D’autres, en trente ans, ont agi en sorte que l’image s’évanouisse. Ils ont atteint leur objectif. La démocratie portugaise fonctionne selon les normes européennes. Les Capitaines d’Avril sont devenus des fantômes. Les rues de Lisbonne n’ont pas gardé trace de la multitude des œillets qui furent pourtant plus qu’un symbole. « C’était comme si les maisons et les rues étaient dépourvues d’une mémoire qui aurait dû être vive, et cet effacement lui semblait insupportable. » D’autant plus insupportable que le père d’Ana Maria s’enclot dans un mutisme qui ne facilite pas les (en)quêtes de sa fille.
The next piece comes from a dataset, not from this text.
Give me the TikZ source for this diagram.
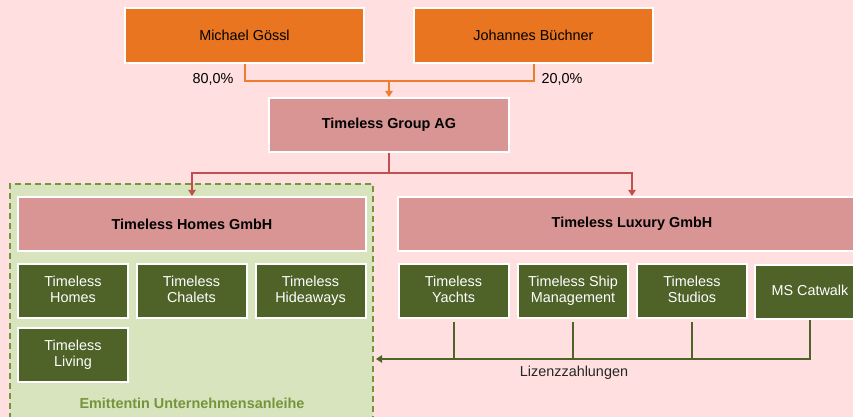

« Les Mémorables » ! Ils restent à tout jamais les Mémorables. Ceux qui aujourd’hui dérangent encore, qui dérangent tant et tant que pour le système dominant, fut-il limité au seul espace portugais, il n’est rien de plus impérieux que de les reléguer dans l’oubli. D’abord et avant tout parce qu’ils firent la Révolution non pour eux–mêmes (et pour les sinécures à en retirer) mais pour le peuple portugais. C’est « El Campeador » (Otelo de Carvalho) qui au cours de son interview met le doigt sur ce que furent très vite les dérives voulues par ceux qui haïssaient cette Révolution : « Parce que l’historiographie portugaise, cette vieille pute qui ne prend en considération que celui qui la paie le mieux, s’apprête à faire de ma personne et de mes camarades d’insurrection un étendard d’ignominie.. ».
Jorge Lidia restitue cette mémoire par bribes. Sans jamais sombrer dans l’hagiographie, elle laisse entrevoir ce que furent les faiblesses, les incertitudes, les peurs, les doutes de ces jeunes officiers qui firent pourtant la Révolution. Avec toutes les interrogations afférentes, le sujet que traite Ana Maria pour CBS s’inscrivant dans un projet plus général sur le sens des Révolutions qui marquèrent le dernier tiers de l’autre siècle. Mais en prenant parti pour les Mémorables, ce qui est infiniment respectable. Puisque les Capitaines d’Avril furent à ce point infiniment respectueux du peuple portugais qu’il serait infiniment injuste de ne pas leur reconnaître la place qu’ils méritent.